Thanks for the heads up. I'm going to check this out when I have some free time.


----------



## schuft (Apr 6, 2011)

Looks kinda overkillish to me. On the other hand it's available on Linux, which is rare, so I'll give it a try.


----------



## Amateurwoodworker (Aug 17, 2011)

This can be overkill if you complicate things, but if you just have fun with it and use it to the degree you need, it can be one of your most powerful tools!


----------



## Yannick (Dec 16, 2009)

Can you share any of the drawings you did with it? I mean something related to a woodworking project you built.


----------



## majeagle1 (Oct 29, 2008)

Ryan, have you found that draftsight is better to use for 3d modeling than sketchup? If so, you also mention that your favorite is solidworks….. is that a free program also?

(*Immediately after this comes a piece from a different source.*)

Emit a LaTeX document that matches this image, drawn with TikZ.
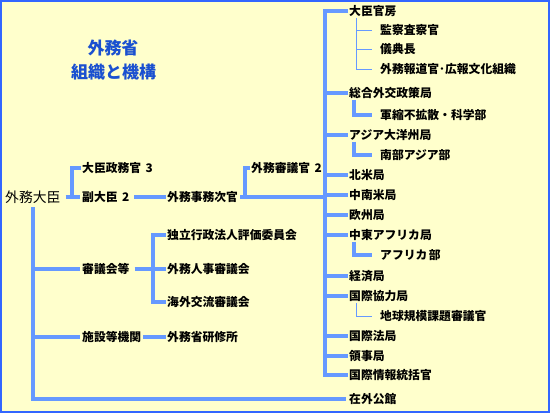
\documentclass[tikz,border=0pt]{standalone}
\usepackage{fontspec}
\newfontfamily\jp{Noto Sans CJK JP}
\definecolor{bgc}{HTML}{FFFFCC}
\definecolor{framec}{HTML}{3366FF}
\definecolor{linec}{HTML}{6699FF}
\definecolor{titlec}{HTML}{1A50D0}
\tikzset{
  lbl/.style={anchor=west, inner sep=0pt, font=\jp\bfseries\fontsize{11.8}{12}\selectfont},
  ttl/.style={inner sep=0pt, text=titlec, font=\jp\bfseries\fontsize{17}{18}\selectfont},
  trunk/.style={line width=4pt, draw=linec},
  twig/.style={line width=1pt, draw=linec},
}
\begin{document}
\begin{tikzpicture}[x=1pt, y=-1pt]
\useasboundingbox (0,0) rectangle (550,413);
\fill[bgc] (0,0) rectangle (550,413);
\draw[framec, line width=2pt] (1,1) rectangle (549,412);
% title
\node[ttl] (t1) at (113,48) {外務省};
\node[ttl] (t2) at (113.5,72) {組織と機構};
% left
\node[anchor=west, inner sep=0pt, font=\jp\fontsize{13.8}{14}\selectfont] (min) at (5,197) {外務大臣};
\node[lbl] (seimu) at (82,168) {大臣政務官\hspace{4.5pt}3};
\node[lbl] (fuku) at (82,197) {副大臣\hspace{4.5pt}2};
\node[lbl] (jimu) at (167,197) {外務事務次官};
\node[lbl] (shingi) at (251,168) {外務審議官\hspace{4.5pt}2};
\node[lbl] (shkai) at (82,269) {審議会等};
\node[lbl] (dok) at (167,235) {独立行政法人評価委員会};
\node[lbl] (jinji) at (167,269) {外務人事審議会};
\node[lbl] (kaigai) at (167,302) {海外交流審議会};
\node[lbl] (shis) at (82,337) {施設等機関};
\node[lbl] (kenshu) at (167,337) {外務省研修所};
% right column
\node[lbl] (kanbo) at (349,11) {大臣官房};
\node[lbl] (kansatsu) at (380,30) {監察査察官};
\node[lbl] (gitei) at (380,49) {儀典長};
\node[lbl] (hodo) at (380,69) {外務報道官･広報文化組織};
\node[lbl] (sogo) at (349,93) {総合外交政策局};
\node[lbl] (gunshuku) at (380,115) {軍縮不拡散・科学部};
\node[lbl] (asia) at (349,135) {アジア大洋州局};
\node[lbl] (nanbu) at (380,155) {南部アジア部};
\node[lbl] (hokubei) at (349,175) {北米局};
\node[lbl] (chunanbei) at (349,195) {中南米局};
\node[lbl] (oshu) at (349,215) {欧州局};
\node[lbl] (chuto) at (349,235) {中東アフリカ局};
\node[lbl] (africa) at (380,255) {アフリカ\hspace{1.5pt}部};
\node[lbl] (keizai) at (349,276) {経済局};
\node[lbl] (kyoryoku) at (349,296) {国際協力局};
\node[lbl] (chikyu) at (380,316) {地球規模課題審議官};
\node[lbl] (hokyoku) at (349,336) {国際法局};
\node[lbl] (ryoji) at (349,356) {領事局};
\node[lbl] (johou) at (349,375) {国際情報統括官};
\node[lbl] (zaigai) at (349,399) {在外公館};
% coordinates
\coordinate (T) at (33,207);
\coordinate (J1) at (72,197);
\coordinate (J2) at (245,197);
\coordinate (B) at (325,197);
\coordinate (S) at (153,269);
\coordinate (K) at (356,0);
\coordinate (K2) at (354,0);
% left trunk
\draw[trunk] (T) |- ([xshift=-3pt]zaigai.west);
\draw[trunk] (shkai.west -| T) -- ([xshift=-2pt]shkai.west);
\draw[trunk] (shis.west -| T) -- ([xshift=-2pt]shis.west);
\draw[trunk] ([xshift=5pt]min.east) -- ([xshift=-2pt]fuku.west);
\draw[trunk] (J1) |- ([xshift=-1pt]seimu.west);
\draw[trunk] ([xshift=5pt]fuku.east) -- ([xshift=-1pt]jimu.west);
\draw[trunk] ([xshift=2pt]jimu.east) -- (B);
\draw[trunk] (J2) |- ([xshift=-1pt]shingi.west);
\draw[trunk] ([xshift=5pt]shkai.east) -- ([xshift=-1pt]jinji.west);
\draw[trunk] ([xshift=-1pt]dok.west) -| (S) |- ([xshift=-1pt]kaigai.west);
\draw[trunk] ([xshift=2pt]shis.east) -- ([xshift=-1pt]kenshu.west);
% right bus
\draw[trunk] ([xshift=-1pt]kanbo.west) -| (johou.west -| B) -- ([xshift=-1pt]johou.west);
\foreach \n in {sogo,asia,hokubei,chunanbei,oshu,chuto,keizai,kyoryoku,hokyoku,ryoji}
  \draw[trunk] (\n.west -| B) -- ([xshift=-1pt]\n.west);
% sub-items
\draw[twig] ([yshift=-1pt]kanbo.south -| K) -- (hodo.west -| K);
\foreach \n in {kansatsu,gitei,hodo}
  \draw[twig] (\n.west -| K) -- ([xshift=-8pt]\n.west);
\draw[trunk] ([yshift=-1pt]sogo.south -| K2) |- ([xshift=-8pt]gunshuku.west);
\draw[trunk] ([yshift=-1pt]asia.south -| K2) |- ([xshift=-8pt]nanbu.west);
\draw[trunk] ([yshift=-1pt]chuto.south -| K2) |- ([xshift=-8pt]africa.west);
\draw[twig] ([yshift=-1pt]kyoryoku.south -| K) |- ([xshift=-8pt]chikyu.west);
\end{tikzpicture}
\end{document}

I already have autocad but as you know, 3d with autocad is a pain…..so how would you compare draftsight to solidoworks to sketchup ?

thanks…..Gene


----------



## JJohnston (May 22, 2009)

So, does that mean it's "like" Autocad? As in, if you know Autocad, you'll be able to breeze right into this and churn out drawings immediately?

Oh, and way to be diplomatic: "Autocad costs money". That's like saying Niagara Falls is wet. ;D


----------



## Amateurwoodworker (Aug 17, 2011)

*@Yannick* Here are a few of the projects I've been working on:

This is a coffin I built for work with a false bottom to hide weapon caches

This is my main project right now

*@majeagle1* So there isn't any confusion, *SolidWorks* is a 3D drafting program, whereas the other two are not. Here are a few examples of finished, rendered projects done with *SolidWorks*:

My carving kit carrying case 

Detail picture

Random shadowbox that I've actually changed quite a bit in the woodshop.
So *SolidWorks* is amazing for presentation, but it is expensive if you don't have an educator's license. There are free versions that you can request from the company, but they are watermarked so you cannot use them for business purposes.

*@JJohnston* When I say it's "like" *AutoCad*, I mean it's exactly the same. They run off of the same open-source programming.

Hopefully I answered all of the questions to the desired degree!


----------